THE ‘FLIP’ SIDE OF FLIPKART

As Walmart picked up a 77% controlling stake in India’s biggest online retailer, Flipkart, for $16 billion, the world’s largest e-commerce deal and one of the biggest cross-border acquisitions in India consummated today. The deal, a product of 20 months of negotiations, certainly calls for compliments to the people and organisations who, directly or indirectly, made it happen.

However, there is a ‘flip’ side to this. The history of big-ticket acquisitions, particularly in the Indian context, is fraught with disquiet. Several such deals, unfortunately, have ended up in defaults on delivery of perceived value, leaving investors and shareholders disgruntled.

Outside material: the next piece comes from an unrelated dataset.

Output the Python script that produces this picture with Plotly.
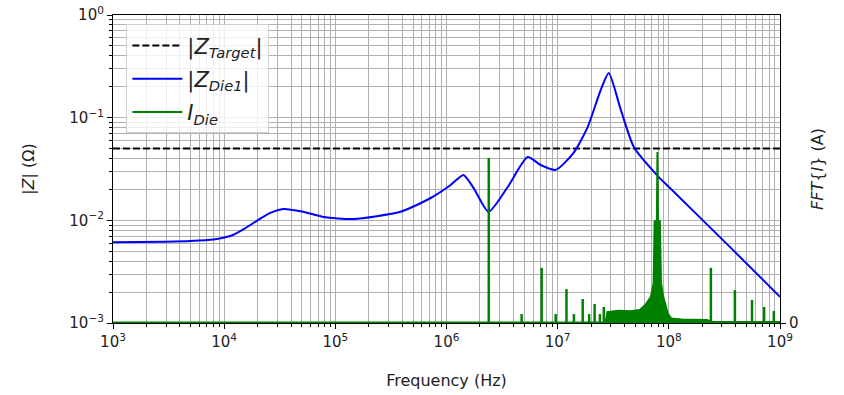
import plotly.graph_objects as go

# ---- data ----
z_target_f = [1e3, 1e9]
z_target = [0.05, 0.05]

z_die_f = [1e3, 3e3, 5e3, 8e3, 1e4, 1.2e4, 1.5e4, 2e4, 2.6e4, 3.4e4, 5e4, 7.8e4, 1.45e5, 3.85e5, 7.2e5,
           1.09e6, 1.42e6, 1.75e6, 2.39e6, 3.55e6, 5.37e6, 7.03e6, 9.6e6, 1.39e7, 1.86e7,
           2.44e7, 2.88e7, 3.7e7, 4.84e7, 7.97e7, 1.04e8, 3.27e8, 1e9]
z_die = [0.0061, 0.0062, 0.0063, 0.0065, 0.0068, 0.0072, 0.0082, 0.0100, 0.0118, 0.0129, 0.0122, 0.0108,
         0.0103, 0.0121, 0.0165,
         0.0221, 0.0277, 0.0207, 0.0121, 0.0211, 0.0414, 0.0346, 0.031, 0.0453, 0.081,
         0.186, 0.272, 0.119, 0.0519, 0.0270, 0.0203, 0.0060, 0.0018]

# FFT floor (continuous part, right axis, A)
fft_floor_f = [1e3, 2.7e7, 2.8e7, 3.5e7, 4.5e7, 5.5e7, 6.2e7, 6.9e7, 7.3e7, 7.45e7, 7.8e7, 7.9e7,
               8.0e7, 8.3e7, 8.5e7, 8.9e7, 9.8e7, 1.05e8, 1.3e8, 1.8e8, 2.2e8, 2.5e8, 1e9]
fft_floor = [0.002, 0.002, 0.035, 0.040, 0.038, 0.042, 0.060, 0.085, 0.13, 0.33, 0.33, 0.555,
             0.33, 0.33, 0.13, 0.085, 0.03, 0.015, 0.011, 0.010, 0.010, 0.003, 0.003]

# FFT harmonic spikes
spike_f = [2.4e6, 4.74e6, 7.18e6, 9.6e6, 1.2e7, 1.4e7, 1.68e7, 1.92e7, 2.15e7, 2.4e7, 2.6e7,
           2.39e8, 3.93e8, 5.6e8, 7.2e8, 8.8e8]
spike_a = [0.536, 0.029, 0.179, 0.029, 0.110, 0.029, 0.078, 0.029, 0.062, 0.029, 0.052,
           0.179, 0.107, 0.075, 0.052, 0.039]

x_ticks = [1e3, 1e4, 1e5, 1e6, 1e7, 1e8, 1e9]
x_ticktext = ["10<sup>3</sup>", "10<sup>4</sup>", "10<sup>5</sup>", "10<sup>6</sup>",
              "10<sup>7</sup>", "10<sup>8</sup>", "10<sup>9</sup>"]
y_ticks = [1e-3, 1e-2, 1e-1, 1e0]
y_ticktext = ["10<sup>−3</sup>", "10<sup>−2</sup>", "10<sup>−1</sup>", "10<sup>0</sup>"]

x_minor = [m * 10 ** e for e in range(3, 9) for m in range(2, 10)]
y_minor = [m * 10.0 ** e for e in range(-3, 0) for m in range(2, 10)]

# ---- figure ----
fig = go.Figure()

fig.add_trace(go.Scatter(x=z_target_f, y=z_target, mode="lines", legendgroup="a",
                         line=dict(color="black", width=2, dash="7px,3px"),
                         name="|<i>Z</i><sub><i>Target</i></sub>|"))
fig.add_trace(go.Scatter(x=z_die_f, y=z_die, mode="lines", legendgroup="b",
                         line=dict(color="#0000ff", width=2, shape="spline", smoothing=0.6),
                         name="|<i>Z</i><sub><i>Die1</i></sub>|"))
fig.add_trace(go.Scatter(x=fft_floor_f, y=fft_floor, mode="lines", yaxis="y2", showlegend=False,
                         line=dict(color="#008000", width=0), fill="tozeroy",
                         fillcolor="#008000"))
fig.add_trace(go.Scatter(x=fft_floor_f, y=fft_floor, mode="lines", yaxis="y2", legendgroup="c",
                         line=dict(color="#008000", width=2),
                         name="<i>I</i><sub><i>Die</i></sub>"))
sx, sy = [], []
for f, a in zip(spike_f, spike_a):
    sx += [f, f, None]
    sy += [0, a, None]
fig.add_trace(go.Scatter(x=sx, y=sy, mode="lines", yaxis="y2", showlegend=False,
                         line=dict(color="#008000", width=2.5)))

grid = "#b0b0b0"
titlefont = dict(family="DejaVu Sans", size=16, color="#222222")
tickfont = dict(family="DejaVu Sans", size=15, color="#222222")

fig.update_layout(
    width=844, height=395,
    margin=dict(l=113, r=64, t=15, b=72, autoexpand=False),
    plot_bgcolor="white", paper_bgcolor="white",
    font=tickfont,
    showlegend=True,
    legend=dict(x=0.02, y=0.97, xanchor="left", yanchor="top",
                bgcolor="rgba(255,255,255,0.8)", bordercolor="#d0d0d0", borderwidth=1,
                font=dict(family="DejaVu Sans", size=21, color="#222222"),
                itemwidth=50,
                traceorder="grouped", tracegroupgap=3),
    xaxis=dict(type="log", range=[3, 9], tickvals=x_ticks, ticktext=x_ticktext, tickfont=tickfont,
               showline=True, linecolor="black", linewidth=1.2, mirror=True,
               ticks="outside", ticklen=5, tickcolor="black", automargin=False,
               showgrid=True, gridcolor=grid, gridwidth=1,
               minor=dict(tickvals=x_minor, ticks="outside", ticklen=2.5, tickcolor="black",
                          showgrid=True, gridcolor=grid, gridwidth=1),
               title=dict(text="Frequency (Hz)", font=titlefont, standoff=24),
               zeroline=False),
    yaxis=dict(type="log", range=[-3, 0], tickvals=y_ticks, ticktext=y_ticktext, tickfont=tickfont,
               showline=True, linecolor="black", linewidth=1.2, mirror=True,
               ticks="outside", ticklen=5, tickcolor="black", automargin=False,
               showgrid=True, gridcolor=grid, gridwidth=1,
               minor=dict(tickvals=y_minor, ticks="outside", ticklen=2.5, tickcolor="black",
                          showgrid=True, gridcolor=grid, gridwidth=1),
               title=dict(text="|<i>Z</i>| (Ω)", font=titlefont, standoff=30),
               zeroline=False),
    yaxis2=dict(overlaying="y", side="right", range=[0, 1], tickvals=[0], ticktext=["0"],
                tickfont=tickfont, automargin=False,
                showgrid=False, zeroline=False, showline=True, linecolor="black", linewidth=1.2,
                ticks="outside", ticklen=5, tickcolor="black",
                title=dict(text="<i>FFT</i>{<i>I</i>} (A)", font=titlefont, standoff=14)),
)

fig.write_html("out.html", config={"displayModeBar": False},
               post_script="document.body.style.margin='0';document.body.style.padding='0';")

Of course, the cross-border aspect of such deals further complicates issues, since extraneous factors that may affect the merged entity are relatively unknown, especially to the buyer. This, in turn, can potentially thwart the post-merger integration process, so essential to M&A deals nowadays.

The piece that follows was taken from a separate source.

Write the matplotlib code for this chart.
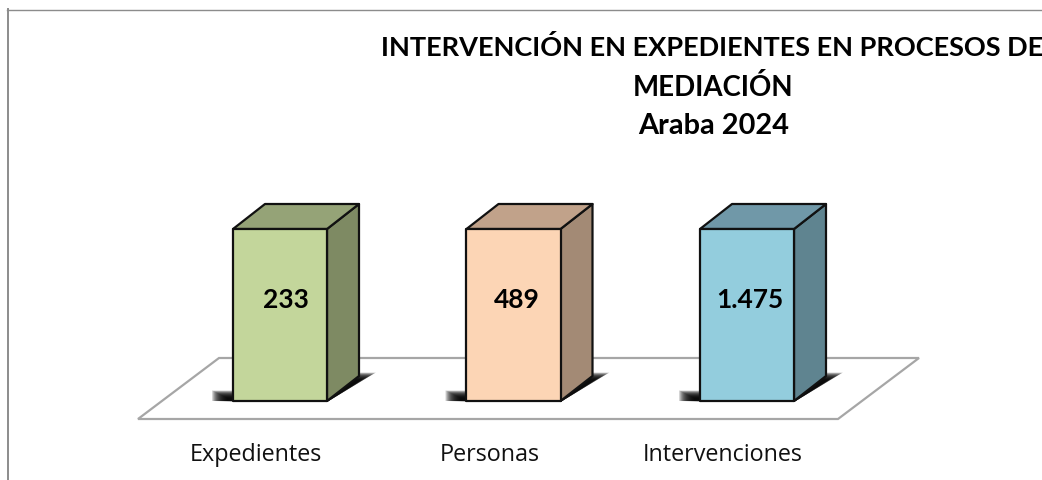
import matplotlib
matplotlib.use('Agg')
import matplotlib.pyplot as plt
from matplotlib.patches import Polygon
from matplotlib.lines import Line2D

categories = ['Expedientes', 'Personas', 'Intervenciones']
value_labels = ['233', '489', '1.475']
# all three columns are drawn the same height in the original chart
bar_heights = [1, 1, 1]
title_lines = ['INTERVENCIÓN EN EXPEDIENTES EN PROCESOS DE', 'MEDIACIÓN', 'Araba 2024']

front_colors = ['#c3d69b', '#fcd5b5', '#93cddd']
top_colors = ['#95a377', '#c1a28a', '#7098a8']
side_colors = ['#7e8a63', '#a38a75', '#5f8490']
label_shift = [6, 3, 3]  # value labels are not quite centred

W, H = 1042, 481
px_x = 233.5  # pixels per category
px_y = 172.0  # pixels per unit of height
x0, y0 = 280.0, 402.0  # pixel position of first category on the baseline
bar_w = 94 / px_x
dep_x = 32 / px_x
dep_y = 25 / px_y

fig = plt.figure(figsize=(W / 100, H / 100), dpi=100)
ax = fig.add_axes([0, 0, 1, 1])
ax.set_xlim(-x0 / px_x, (W - x0) / px_x)
ax.set_ylim((y0 - H) / px_y, y0 / px_y)
ax.axis('off')


def dx(p):
  return p / px_x


def dy(p):
  return p / px_y


# floor
floor = [(dx(-142), dy(-18)), (dx(558), dy(-18)), (dx(639), dy(43)), (dx(-61), dy(43))]
ax.add_patch(Polygon(floor, closed=True, facecolor='white', edgecolor='#a6a6a6', linewidth=1.6, zorder=1))

for i, h in enumerate(bar_heights):
  l = i - bar_w / 2
  r = i + bar_w / 2

  # soft shadow, stacked from wide to narrow
  n_steps = 16
  for k in range(n_steps):
    grow = (n_steps - 1 - k) * 1.0
    top_left = dy(3 + grow * 0.5)
    top_right = dy(21 + grow * 0.5)
    shadow = [(l - dx(6 + grow), dy(0)), (r, dy(-1)),
              (r + dx(34 + grow), top_right), (r, top_right),
              (r, top_left), (l - dx(6 + grow), top_left)]
    ax.add_patch(Polygon(shadow, closed=True, facecolor='black', edgecolor='none', alpha=0.17, zorder=2))

  edge = dict(edgecolor='#111111', linewidth=1.6, joinstyle='round', zorder=3)
  ax.add_patch(Polygon([(r, 0), (r + dep_x, dep_y), (r + dep_x, h + dep_y), (r, h)], closed=True,
                       facecolor=side_colors[i], **edge))
  ax.add_patch(Polygon([(l, h), (r, h), (r + dep_x, h + dep_y), (l + dep_x, h + dep_y)], closed=True,
                       facecolor=top_colors[i], **edge))
  ax.add_patch(Polygon([(l, 0), (r, 0), (r, h), (l, h)], closed=True, facecolor=front_colors[i], **edge))

  ax.text(i + dx(label_shift[i]), h * 0.595, value_labels[i], ha='center', va='center',
          fontsize=19, fontweight='bold', family='Lato', color='black', zorder=4)
  ax.text(i + dx(-24), dy(-53), categories[i], ha='center', va='center',
          fontsize=16.8, family='Open Sans', color='#111111', zorder=4)

# title
for line, x_px, y_px, size in zip(title_lines, [712, 713, 713.5], [47.5, 87, 126], [19.5, 19.9, 20.8]):
  fig.text(x_px / W, 1 - y_px / H, line, ha='center', va='center', fontsize=size, fontweight='bold',
           family='Lato', color='black')

# outer frame, only top and left are visible
fig.add_artist(Line2D([7 / W, 1], [1 - 10.5 / H, 1 - 10.5 / H], color='#8c8c8c', linewidth=1.0))
fig.add_artist(Line2D([8 / W, 8 / W], [1 - 10 / H, 0], color='#8c8c8c', linewidth=1.4))

fig.savefig('out.png', dpi=100)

Such integration issues need to be systematically handled up to the level of sub-issues, deconstructed to an infinitesimal, granular-level. Every detail, however minute, must be addressed with the aid of a well-laid-out methodology, including in respect of operational process, technology, people, management, balancing divergent interests and stakeholders, liaison with regulators, re-defining evaluation and governance frameworks, among others. Often, deals fail on account of ‘human’ issues – behavioural, cultural, ego-related, a resistance to change, closed-mindedness, inertia of past practices, or even buyers’ disposition to either impose or bend over backwards, both approaches being detrimental in the long-run. In the first 100 days post-closing, typically, a ‘Delivering Deal Value’ (DDV) team is introduced into the acclimatization environment, which, along with an appropriate Post-Merger Integration (PMI) team (affiliated to a consulting firm) may conduct change-management workshops, and town hall meetings geared towards open communication and quick announcements.

Nevertheless, such methods may be inadequate to achieve desired results, and accordingly, have their fair share of critics and sceptics, often hailing from the internal management. In addition, post-merger costs can exceed the initial budget, sometimes substantially so (going up as high as 10% of the deal value). Finally, deals may not be successful for other reasons, including on account of unsustainability or mismatch with projected outcome.

The Walmart deal has various inherent complexities embedded in it – such as disparate operating frameworks, an unexplored new market, technological issues, etc., apart from the obvious pressure of handling the impatience and expectations of investors/shareholders. Still, being a young organization staffed with energetic minds, Flipkart likely won’t have legacy issues to deal with, and may be uniquely well-equipped to respond to dynamics and quick changes. One hopes this will be a fresh start to a bright new future.